[lacnog] problemas con el TA de RPKI de LACNIC

Lun Abr 17 12:49:59 -03 2023

Hi Carlos, LACNOG,

On Sun, Apr 16, 2023 at 11:00:31AM -0300, Carlos Marcelo Martinez Cagnazzo wrote:
> Hubo un problema efectivamente que duró aproximadamente una hora, bien
> dentro de la tolerancia de los objetos, por lo que quienes ya estaban
> corriendo validadores no deben haber tenido dificultad para usar su
> caché local.

>From my observations the outage lasted approximately two hours. And
unfortunately, for many - probably most - RPKI validator instances
around the world, their 'caché local' became entirely invalid, because
of internally inconsistent RRDP delta updates.

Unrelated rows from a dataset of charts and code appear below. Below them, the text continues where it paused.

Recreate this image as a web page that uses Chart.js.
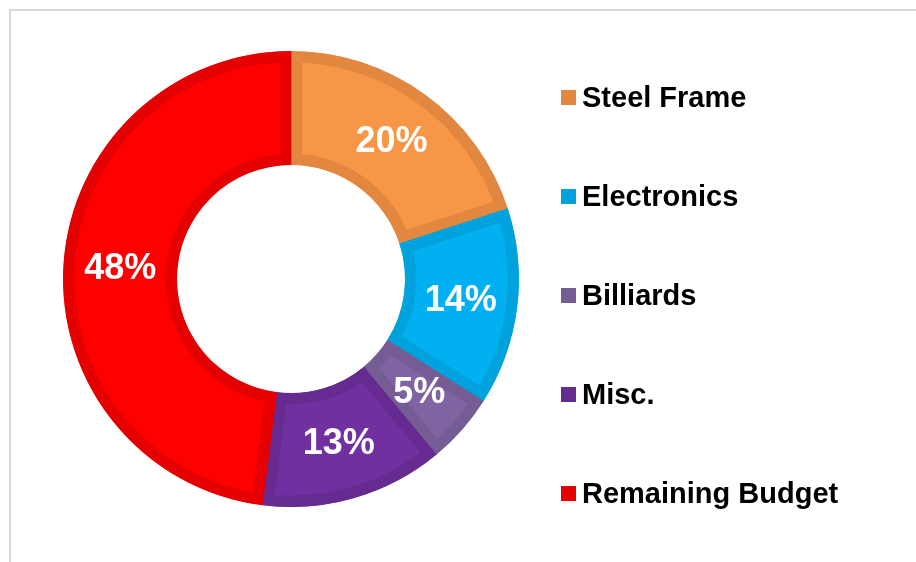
<!DOCTYPE html>
<html>
<head>
<meta charset="utf-8">
<script src="https://cdn.jsdelivr.net/npm/chart.js@4"></script>
<style>
  html, body { margin: 0; padding: 0; background: #ffffff; }
  #wrap { position: relative; width: 916px; height: 562px; overflow: hidden; }
  #frame { position: absolute; left: 9px; top: 9px; width: 1000px; height: 1000px;
           border-left: 2px solid #d9d9d9; border-top: 2px solid #d9d9d9; box-sizing: border-box; }
  canvas { position: absolute; left: 0; top: 0; }
</style>
</head>
<body>
<div id="wrap">
  <div id="frame"></div>
  <canvas id="c" width="916" height="562"></canvas>
</div>
<script>
const categories = ["Steel Frame", "Electronics", "Billiards", "Misc.", "Remaining Budget"];
const values = [20, 14, 5, 13, 48];
const fillColors = ["#F79646", "#00B0F0", "#8064A2", "#7030A0", "#FF0000"];
const edgeColors = ["#E2873F", "#00A2DD", "#765C94", "#652B90", "#E40000"];

const FONT = "'Liberation Sans', Arial, sans-serif";

const dataLabels = {
  id: 'dataLabels',
  afterDatasetsDraw(chart) {
    const ctx = chart.ctx;
    const meta = chart.getDatasetMeta(0);
    const ds = chart.data.datasets[0];
    ctx.save();
    ctx.fillStyle = '#ffffff';
    ctx.font = "bold 36px " + FONT;
    ctx.textAlign = 'center';
    ctx.textBaseline = 'middle';
    meta.data.forEach((arc, i) => {
      const p = arc.tooltipPosition();
      ctx.fillText(ds.data[i] + '%', p.x, p.y + 1);
    });
    ctx.restore();
  }
};

const sideLegend = {
  id: 'sideLegend',
  afterDraw(chart) {
    const ctx = chart.ctx;
    const labels = chart.data.labels;
    const colors = chart.data.datasets[0].borderColor;
    const boxX = 561, box = 15, textX = 582, y0 = 97.5, step = 99.1;
    ctx.save();
    ctx.font = "bold 29px " + FONT;
    ctx.textAlign = 'left';
    ctx.textBaseline = 'middle';
    labels.forEach((lab, i) => {
      const y = y0 + i * step;
      ctx.fillStyle = colors[i];
      ctx.fillRect(boxX, Math.round(y - box / 2), box, box);
      ctx.fillStyle = '#000000';
      ctx.fillText(lab, textX, y + 1);
    });
    ctx.restore();
  }
};

new Chart(document.getElementById('c'), {
  type: 'doughnut',
  data: {
    labels: categories,
    datasets: [{
      data: values,
      backgroundColor: fillColors,
      borderColor: edgeColors,
      borderWidth: 11,
      borderAlign: 'inner',
      borderJoinStyle: 'miter',
      hoverOffset: 0,
      offset: 0,
      hoverBorderWidth: 11
    }]
  },
  options: {
    responsive: false,
    animation: false,
    events: [],
    cutout: '50%',
    rotation: 0,
    layout: { padding: { left: 63, top: 51, right: 397, bottom: 55 } },
    plugins: {
      legend: { display: false },
      tooltip: { enabled: false },
      title: { display: false }
    }
  },
  plugins: [dataLabels, sideLegend]
});
</script>
</body>
</html>
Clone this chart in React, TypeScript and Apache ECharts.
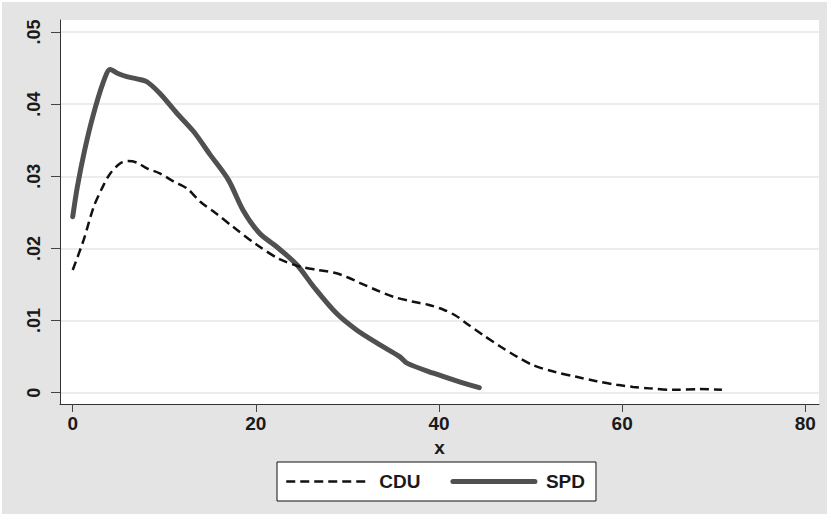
import React, { useEffect, useRef } from "react";
import * as echarts from "echarts";

const cduX = [0, 1.2, 2.3, 3.3, 4.1, 5.2, 6.0, 7.0, 8.1, 9.5, 11.0, 12.5, 13.9, 15.7, 17.5, 20.1, 22.6, 24.8, 26.8, 28.7, 30.0, 31.4, 33.2, 35.0, 37.2, 38.8, 40.5, 41.8, 43.0, 44.8, 46.7, 48.5, 50.3, 52.6, 55.0, 57.2, 59.4, 61.2, 63.0, 65.6, 68.5, 70.9];
const cduY = [0.0170, 0.0212, 0.0258, 0.0286, 0.0304, 0.0318, 0.0321, 0.0319, 0.0311, 0.0304, 0.0293, 0.0283, 0.0265, 0.0248, 0.0230, 0.0205, 0.0185, 0.0175, 0.0170, 0.0166, 0.0160, 0.0152, 0.0142, 0.0133, 0.0126, 0.0122, 0.0115, 0.0107, 0.0096, 0.0080, 0.0064, 0.0050, 0.0038, 0.0029, 0.0022, 0.0016, 0.0011, 0.0008, 0.0006, 0.0004, 0.0005, 0.0004];

const spdX = [0, 0.5, 1.3, 2.2, 3.3, 4.1, 5.0, 5.9, 7.0, 8.1, 9.5, 11.4, 13.2, 15.0, 17.0, 18.6, 20.4, 22.3, 24.5, 26.3, 28.8, 31.0, 33.6, 35.7, 36.5, 39.4, 42.0, 44.4];
const spdY = [0.0244, 0.0285, 0.0336, 0.0383, 0.0429, 0.0448, 0.0442, 0.0438, 0.0435, 0.0431, 0.0415, 0.0387, 0.0362, 0.0330, 0.0295, 0.0253, 0.0221, 0.0202, 0.0177, 0.0147, 0.0110, 0.0087, 0.0066, 0.0050, 0.0041, 0.0027, 0.0016, 0.0007];

const xTicks = [0, 20, 40, 60, 80];
const yTicks = [0, 0.01, 0.02, 0.03, 0.04, 0.05];
const yTickLabels = ["0", ".01", ".02", ".03", ".04", ".05"];
const seriesNames = ["CDU", "SPD"];
const xTitle = "x";

const FONT = "'Liberation Sans', Arial, Helvetica, sans-serif";
const TXT = { fontFamily: FONT, fontWeight: "bold" as const, color: "#1a1a1a" };

export default function App() {
  const ref = useRef<HTMLDivElement>(null);
  useEffect(() => {
    if (!ref.current) return;
    const chart = echarts.init(ref.current, null, { renderer: "svg" });
    const zip = (xs: number[], ys: number[]) => xs.map((x, i) => [x, ys[i]]);
    chart.setOption({
      animation: false,
      backgroundColor: "transparent",
      grid: {
        left: 60,
        top: 20,
        right: 8,
        bottom: 110,
        show: true,
        backgroundColor: "#ffffff",
        borderWidth: 0,
        outerBoundsMode: "none",
        containLabel: false,
      },
      xAxis: {
        type: "value",
        min: -1.39,
        max: 81.5,
        name: xTitle,
        nameLocation: "middle",
        nameGap: 27,
        nameTextStyle: { ...TXT, fontSize: 19 },
        axisLine: { show: true, onZero: false, lineStyle: { color: "#333", width: 1 } },
        axisTick: { show: true, length: 8, customValues: xTicks, lineStyle: { color: "#444", width: 1 } },
        axisLabel: { customValues: xTicks, margin: 10, ...TXT, fontSize: 19 },
        splitLine: { show: false },
      },
      yAxis: {
        type: "value",
        min: -0.001566,
        max: 0.05166,
        axisLine: { show: true, onZero: false, lineStyle: { color: "#333", width: 1 } },
        axisTick: { show: true, length: 9, customValues: yTicks, lineStyle: { color: "#444", width: 1 } },
        axisLabel: {
          customValues: yTicks,
          rotate: 90,
          margin: 17,
          ...TXT,
          fontSize: 18,
          formatter: (v: number) => {
            const i = yTicks.findIndex((t) => Math.abs(t - v) < 1e-9);
            return i >= 0 ? yTickLabels[i] : "";
          },
        },
        splitLine: { show: true, lineStyle: { color: "#e6e6e6", width: 1.5 } },
      },
      legend: {
        left: 277,
        top: 462,
        orient: "horizontal",
        padding: [10, 11, 10, 8],
        itemWidth: 82,
        itemHeight: 14,
        itemGap: 30,
        backgroundColor: "#ffffff",
        borderColor: "#111",
        borderWidth: 1,
        borderRadius: 0,
        itemStyle: { opacity: 0 },
        textStyle: { ...TXT, fontSize: 19, padding: [0, 0, 0, 6] },
        data: [
          { name: seriesNames[0], lineStyle: { width: 2.5, type: [9, 5], color: "#111" } },
          { name: seriesNames[1], lineStyle: { width: 5, color: "#505050" } },
        ],
      },
      series: [
        {
          name: seriesNames[0],
          type: "line",
          data: zip(cduX, cduY),
          smooth: 0.3,
          symbol: "none",
          showSymbol: false,
          lineStyle: { color: "#111", width: 2.5, type: [9, 5] },
          itemStyle: { color: "#111" },
          z: 3,
        },
        {
          name: seriesNames[1],
          type: "line",
          data: zip(spdX, spdY),
          smooth: 0.3,
          symbol: "none",
          showSymbol: false,
          lineStyle: { color: "#505050", width: 5, cap: "round", join: "round" },
          itemStyle: { color: "#505050" },
          z: 2,
        },
      ],
    });
    return () => chart.dispose();
  }, []);

  return (
    <div style={{ position: "fixed", left: 0, top: 0, width: 827, height: 514, background: "#ffffff" }}>
      <div style={{ position: "absolute", left: 2, top: 2, right: 0, bottom: 0, background: "#e4e4e4" }} />
      <div ref={ref} style={{ position: "absolute", left: 0, top: 0, width: 827, height: 514 }} />
    </div>
  );
}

Many RPs saw a Manifest reference to file to which they had no access.
The manifest in question is a 'top-level' manifest and basically is a
'gateway' to all the CA certificates representing every RPKI-enabled
LACNIC member. To see a recent copy in decoded form:
http://console.rpki-client.org/repository.lacnic.net/rpki/lacnic/48f083bb-f603-4893-9990-0284c04ceb85/ff14e9055d5afaa37fbe20f4a26bd13c8f18d79a.mft.html

The type of RRDP discrepancy I observed can happen if distinct HTTP
clients (aka RPKI validator instances) are served different data,
despite requesting the same URL. In other words: two HTTPS clients
requested rrdp.lacnic.net/abc/123.xml - one client received 123.xml with
content "ABC" but the other client receives 123.xml with content "XYZ".
This can happen if multiple RRDP frontend servers are in play,
out-of-sync with each other.

I'm concerned there might be an 'active/active' aspect in the
high-availability setup of LACNIC without proper synchronization
within the cluster itself. For example: if some kind of
'directory-to-RRDP' conversion process is executed on two (or more)
nodes, the nodes each should use a unique RRDP session ID, and a
load-balancer should do apply active/backup distribution.

I'm happy to help investigate where exactly the issue resides to prevent
reoccurance.

Kind regards,

Job